Söyleşi Yaşam

Ören kadınların markası İstembul

Yazan: Gökcem İslam

Emekli olduktan sonra sosyal girişimciliğe yönelerek İstembul markasını kuran İstem Akkoyunlu’yla örgü işini ve hayallerini konuştuk

İstem Akkoyunlu, Ankaralı bir ailenin kızı. Üniversiteyi Siyasal Bilgiler Fakültesi’nde okumuş ve uzun yıllar basketbol oynamış. Basketbolun ona ekip ruhunu öğrettiğini ve kişisel gelişiminde çok önemli bir yeri olduğunu vurguluyor. Üniversiteden mezun olduktan sonra bir süre Ankara’da çalışmış ve daha sonra İstanbul’da özel bir şirkette yöneticilik yapmış. Emekli olana kadar tipik bir “beyaz yakalı” olduğunu söyleyen Akkoyunlu tam bir doğasever, hayvansever, şarapsever ve zeytinyağısever. Gezi fotoğrafçısı olmasının yanı sıra şarap ve zeytinyağı tadım uzmanı. Aynı zamanda kadınlar ve Türkiye için birşeyler yapmak isteyen bir yardımsever.
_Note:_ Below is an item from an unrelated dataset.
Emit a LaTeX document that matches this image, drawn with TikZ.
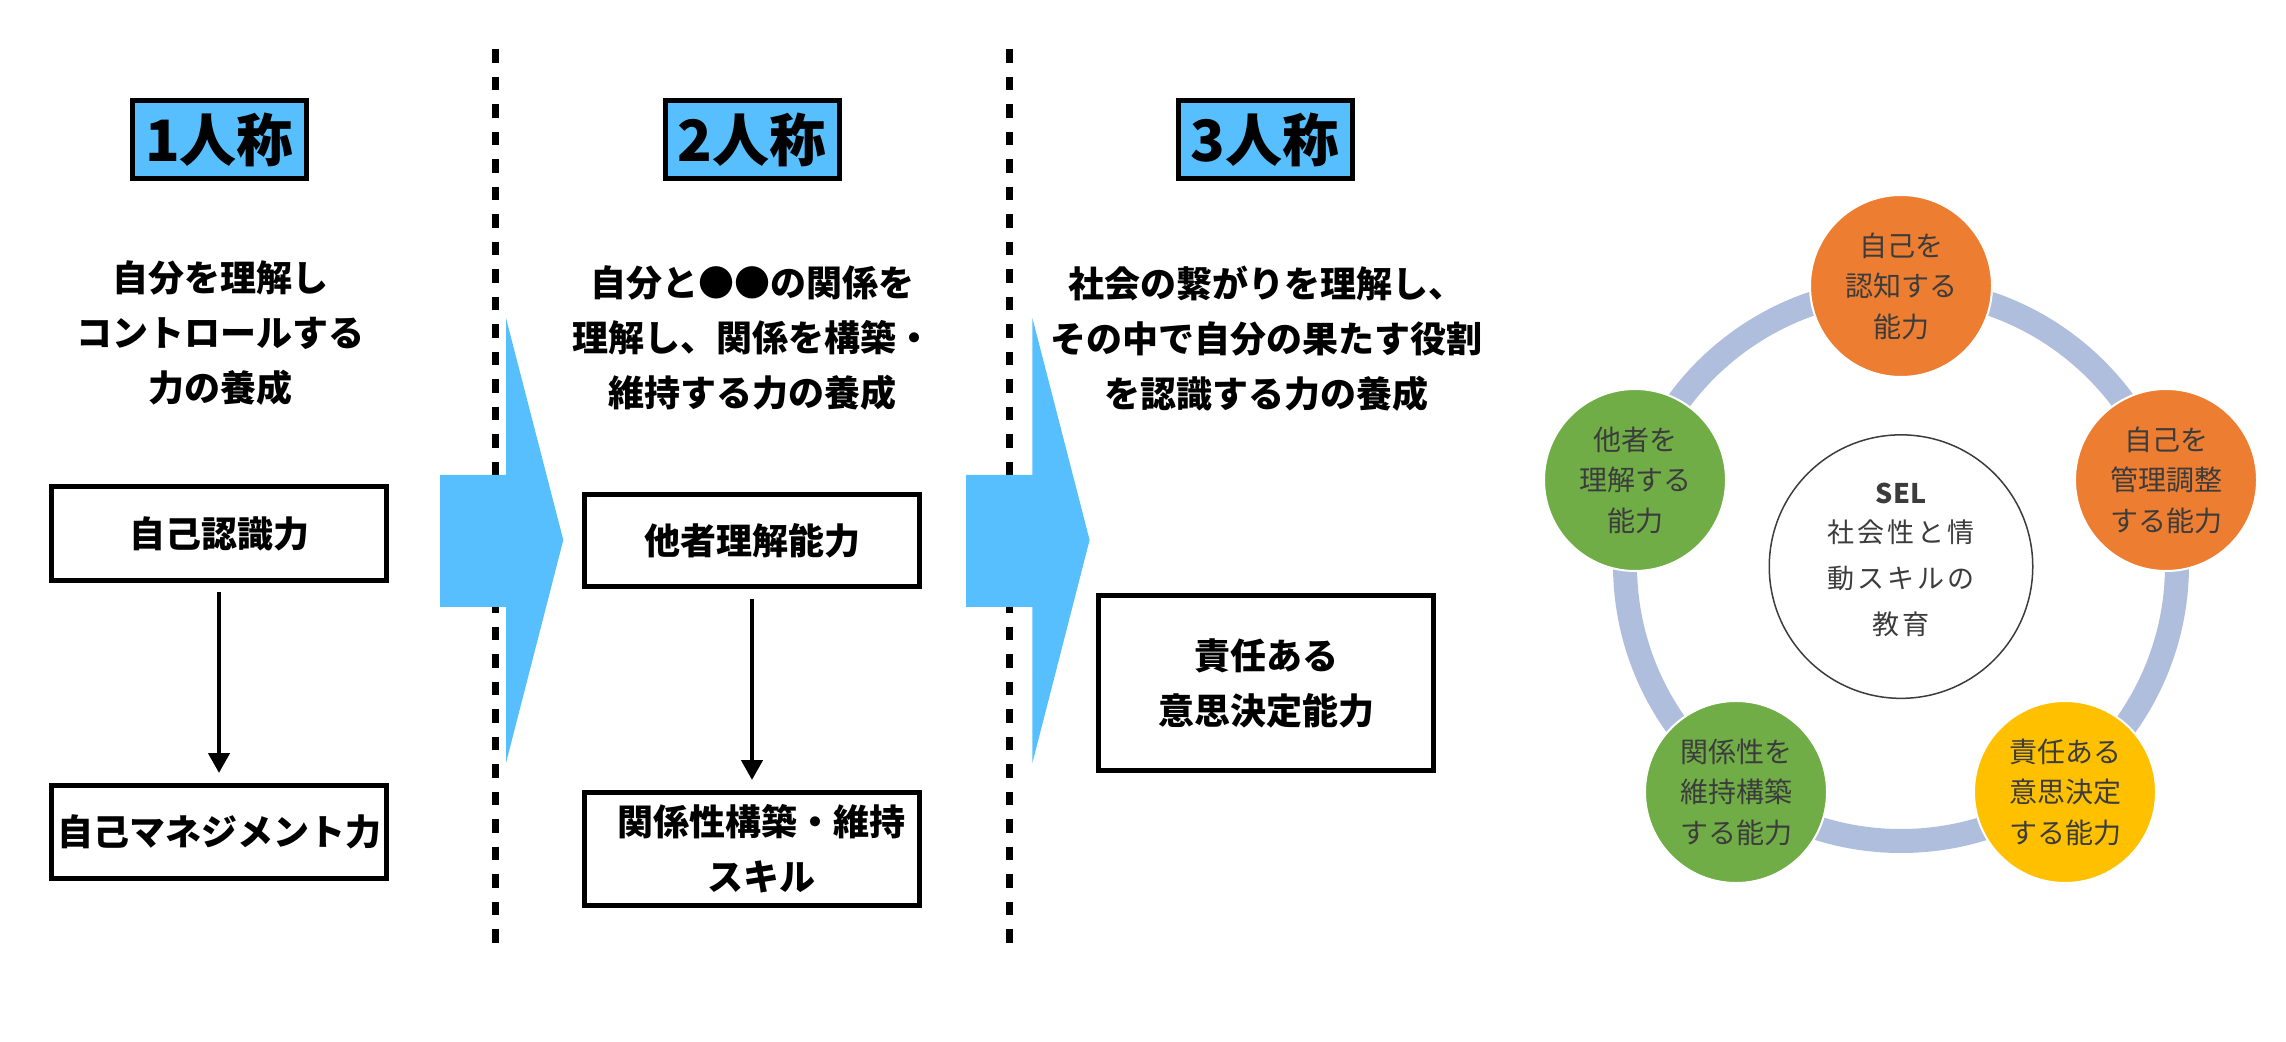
\documentclass[tikz,border=0pt]{standalone}
\usepackage{fontspec}
\setmainfont{Noto Sans CJK JP}
\usetikzlibrary{arrows.meta}
\definecolor{skyb}{RGB}{87,191,253}
\definecolor{ringc}{RGB}{176,190,222}
\definecolor{orng}{RGB}{237,125,49}
\definecolor{yelw}{RGB}{255,192,0}
\definecolor{grn}{RGB}{112,173,71}
\definecolor{dtext}{RGB}{60,60,60}
\newcommand\selsp{\addfontfeature{LetterSpace=12}}
\tikzset{
  titlebox/.style={draw, line width=2.5pt, fill=skyb, minimum width=87pt, minimum height=39pt, inner sep=0pt, font=\bfseries\fontsize{28.5}{30}\selectfont},
  desc/.style={align=center, inner sep=0pt, font=\bfseries\fontsize{18}{27.5}\selectfont},
  skillbox/.style={draw, line width=2.5pt, minimum width=167.5pt, inner sep=0pt, align=center, font=\bfseries\fontsize{18}{27.5}\selectfont},
  flow/.style={line width=2.25pt, -{Triangle[length=10pt,width=10.5pt]}},
  sepline/.style={line width=3.5pt, dash pattern=on 6.7pt off 7.05pt},
  selc/.style={circle, draw=white, line width=1pt, minimum size=91pt, inner sep=0pt, align=center, text=dtext, font=\fontsize{14}{20.25}\selectfont},
}
\begin{document}
\begin{tikzpicture}[x=0.5pt,y=-0.5pt]
\useasboundingbox (0,0) rectangle (2286,1042);
% separators
\coordinate (s1t) at (495.7,49.3); \coordinate (s1b) at (495.7,943);
\coordinate (s2t) at (1009.5,49.3); \coordinate (s2b) at (1009.5,943);
\draw[sepline] (s1t) -- (s1b);
\draw[sepline] (s2t) -- (s2b);
% big blue arrows
\fill[skyb] (440,475) -- (506,475) -- (506,318) -- (563.3,540) -- (506,763) -- (506,607) -- (440,607) -- cycle;
\fill[skyb] (966,475) -- (1032.4,475) -- (1032.4,318) -- (1089.6,540) -- (1032.4,763) -- (1032.4,607) -- (966,607) -- cycle;
% titles
\node[titlebox] (t1) at (219.5,139.5) {1人称};
\node[titlebox] (t2) at (752,139.5) {2人称};
\node[titlebox] (t3) at (1265,139.5) {3人称};
% descriptions
\node[desc] (d1) at (220,333) {自分を理解し\\コントロールする\\力の養成};
\node[desc] (d2) at (752,338.5) {自分と●●の関係を\\理解し、関係を構築・\\維持する力の養成};
\node[desc] (d3) at (1266,338.5) {社会の繋がりを理解し、\\その中で自分の果たす役割\\を認識する力の養成};
% boxes
\node[skillbox, minimum height=47pt] (b1a) at (219,533.5) {自己認識力};
\node[skillbox, minimum height=46.5pt] (b1b) at (219,832) {自己マネジメント力};
\node[skillbox, minimum height=46pt] (b2a) at (752,540.5) {他者理解能力};
\node[skillbox, minimum height=56.5pt] (b2b) at (752,849) {\hspace*{9pt}関係性構築・維持\\\hspace*{9pt}スキル};
\node[skillbox, minimum height=87.5pt] (b3) at (1266,683) {責任ある\\意思決定能力};
\draw[flow, shorten <=4.5pt, shorten >=5pt] (b1a) -- (b1b);
\draw[flow, shorten <=5pt, shorten >=5pt] (b2a) -- (b2b);
% SEL diagram
\coordinate (sc) at (1901,565);
\draw[ringc, line width=12pt] (sc) circle[radius=138pt];
\node[selc, fill=orng] (c1) at (1901,286) {自己を\\認知する\\能力};
\node[selc, fill=orng] (c2) at (2166,480) {自己を\\管理調整\\する能力};
\node[selc, fill=yelw] (c3) at (2065,792) {責任ある\\意思決定\\する能力};
\node[selc, fill=grn] (c4) at (1736,792) {関係性を\\維持構築\\する能力};
\node[selc, fill=grn] (c5) at (1635,480) {他者を\\理解する\\能力};
\node[circle, draw=dtext, line width=0.75pt, fill=white, minimum size=131.75pt, inner sep=0pt] (sel) at (1901,566.6) {};
\node[align=center, inner sep=0pt, text=dtext, font=\fontsize{13.5}{23}\selectfont] (seltext) at (1901,560) {{\bfseries SEL}\\[-3.5pt]{\selsp 社会性と情}\\{\selsp 動スキルの}\\{\selsp 教育}};
\end{tikzpicture}
\end{document}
Markanın isminin hikayesini şöyle anlatıyor; “Bir gün bir marka kuracak olursam ismini İstembul koyarım diye düşünürdüm. Senelerce İstanbul’da yaşadıktan ve çalıştıktan sonra bir arkadaşım bana, ‘Sen artık dönmezsin! Sen İstembul oldun!’ ” demesiyle bu isim iyice pekişti.”.

Markanın ürünlerinin örgü üzerinde yoğunlaşmasının sebebini sorduğumuzda; markasını kurmaya, örgü örerken karar verdiğini, örgü örerken aynı zamanda düşüncelerinin de örüldüğünü söyleyerek yanıt veriyor. Markanın örgü konseptinin ise “Geçmişte beni mutlu eden değerler neydi onları nasıl geri getirebilirim, eskiyle yeniyi birarada nasıl kullanabilirim” düşüncesine dayandığını söylüyor.

Örgü, Türk kadınlarının çok yetenekli olduğu bir konu olduğu için bu yolla bir çok ev kadınına istihdam sağlayabileceğini düşünen Akkoyunlu, markanın çıkış noktasının toplumsal fayda olduğunu özellikle vurguluyor.  Marka duyuldukça ev hanımlarından gelen çalışma talebinin arttığını, herkese geri dönüş yapıldığını ve şimdiye kadar 7 ev hanımına istihdam sağladıklarını belirtiyor. Ayrıca eşleri vefat etmiş olan ve çocuklarına bakmaya çalışan ev hanımlarına öncelik verildiğinin altını çiziyor. KOSGEB’in girişimcilik eğitiminden sertifika aldığını ve Gökova’da bir atölye kurarak, oradaki emekçi kadınlara da istihdam sağlamak istediğini belirten Akkoyunlu, hedefinin Anadolu’nun her yerindeki kadınlara ulaşmak olduğunu vurguluyor.

İstembul’un pazarlama kısmını yürütmekle kalmayıp aynı zamanda tüm modelleri kendisinin de örebildiğini belirten Akkoyunlu, girişimde bulunmak isteyenlere ilk adım olarak; sattıkları ürünle ilgili tüm ayrıntılara sahip olmaları, marka tescili yaptırmalarını ve web’de alan adı almalarını tavsiye ediyor. Kendisi de Istembul markasının tescilini; örgü, seramik, şarap, zeytinyağı ve kuruyemiş olmak üzere 5 alanda aldığını belirtiyor. Bu birbirinden farklı gözüken beşlinin aynı coğrafyanın ürünleri olduğunu söyleyen Akkoyunlu, ilerisi için hayalinin ürünlerini gören bir kişinin markayı görmeden “bu ürün İstembul’un ürünü” diyebilmesi olduğunu anlatıyor.

İstanbul Gençlik Platformu’nun örgü maratonunun “Hayal Ortağı” olan İstem Akkoyunlu, Istembul ürünlerinden elde edilen gelirin bir bölümünü tekrar atkı ve bere ördürülmesi için yün olarak İstanbul Gençlik Platformu’na aktarıyor. 
Örülen atkılar, bereler ve eldivenler Anadolu’ya, köy okullarında okuyan çocuklara gönderiliyor. Aynı zamanda örgü örebilen herkes İstanbul Gençlik Platformu’na destek olmak için İGP’nin sosyal medya hesaplarında belirttiği adrese ördüklerini gönderebiliyor.